- Author
- Thomson, Max
- Subjects
- Biographies and personal histories
- Tags
-
- RAN Ships
- None noted.
- Publication
- June 1990 edition of the Naval Historical Review (all rights reserved)
The Human Side of the War at Sea…
Backgrounded by years and years of experience, day to day life on a warship of the RAN – even in wartime – was basically a well-defined, disciplined routine.
Yet with ships required to spend so much time at sea, often in waters far from their homeland, it was the extra “over and above” gestures in a ship’s company that added so much.
Any warship of the wartime fleet could well document its own series. But here are some examples of voluntary gestures which helped to make life more bearable in ships that carried crews well in excess of peacetime manning levels and who lived in cramped conditions for long periods under the stringencies of wartime operations:
NEWS: …from the outside world and the ever-important war fronts, was always welcome. Radio Australia news broadcasts were always popular when “piped” through a ship. But so was that extra bit of effort so often put in when either by shorthand or other means, the best of the news gleaned from various radio sources, was taken down and typed-up for display on a ship’s noticeboard for the benefit of all to read at leisure.
THE MUSIC MACHINE: In most ships there usually was no shortage of volunteers to operate the turntable that sent popular music through a ship at selected times. A fairly busy job, for the old 78 rpm records ran through so quickly – drawn from a ship’s collection usually donated by wartime welfare groups.
NEXT PORT: With RAN ships going to strange ports – often in places never before visited by Australian ships – there was great merit in researching as much as could be gleaned from on-board books, from which a typed summary of geographical and general local information could be placed on a notice board about the ship’s next port of call.

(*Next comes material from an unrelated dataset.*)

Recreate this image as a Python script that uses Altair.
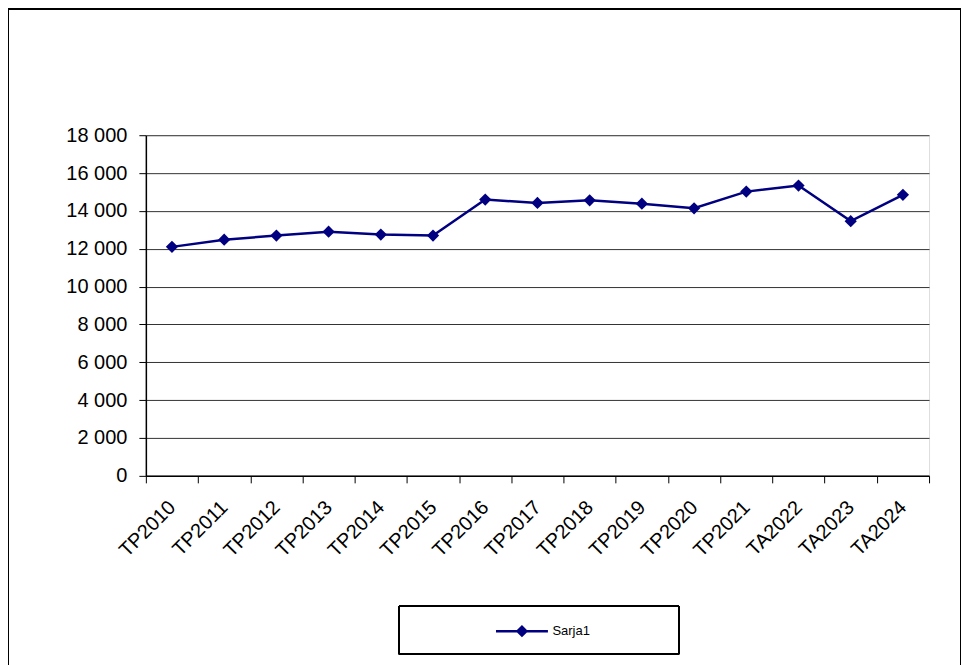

CROWN AND ANCHOR: Other volunteers chose to organise and conduct whenever possible, the ever-popular “Crown and Anchor” games on board.
THE MOVIE MACHINE: A film screened on board was a rare treat and usually the first of the signals sent by a ship when it dropped anchor was to other ships nearby to see if a film exchange could be arranged. Funniest parts of the film screenings so often were the comments and remarks from all and sundry as they waited for the one and only projector to have one reel unloaded and another threaded in.
SHORT BACK AND SIDES: Every warship had its hairdressing exponent – ready and eager to attack any head with scissors and comb.
THE OPPORTUNISTS: Usually the group on board that had access to lathes and similar equipment used off-duty time to turn out ornamental ash trays from shell bases or add handles of adornment on each side of spent anti-aircraft shells to make vases and other mementoes. So often with a Navy button as additional adornment… often to the despair of chiefs and petty officers whose uniform buttons became so coveted.
THE CANTEEN: Others chose, as their contribution, to help staff the ship’s canteen – often including their own individual capabilities in efforts to extract a wide range of popular items not only from supply ships, but from any other vessel that anchored nearby. With ships operating at sea for prolonged periods and with crews ashore so infrequently, it sometimes resulted in canteens eventually receiving so much currency back that the ship’s company could again be paid – thereby starting the whole cycle all over again.
These and a myriad other examples represent the human side of the navy. Of life at sea, especially in wartime, within the confines of a warship.
They are aspects which, in their own way, are equally of significance in terms of naval history, as the drama with which the ships themselves so often became involved.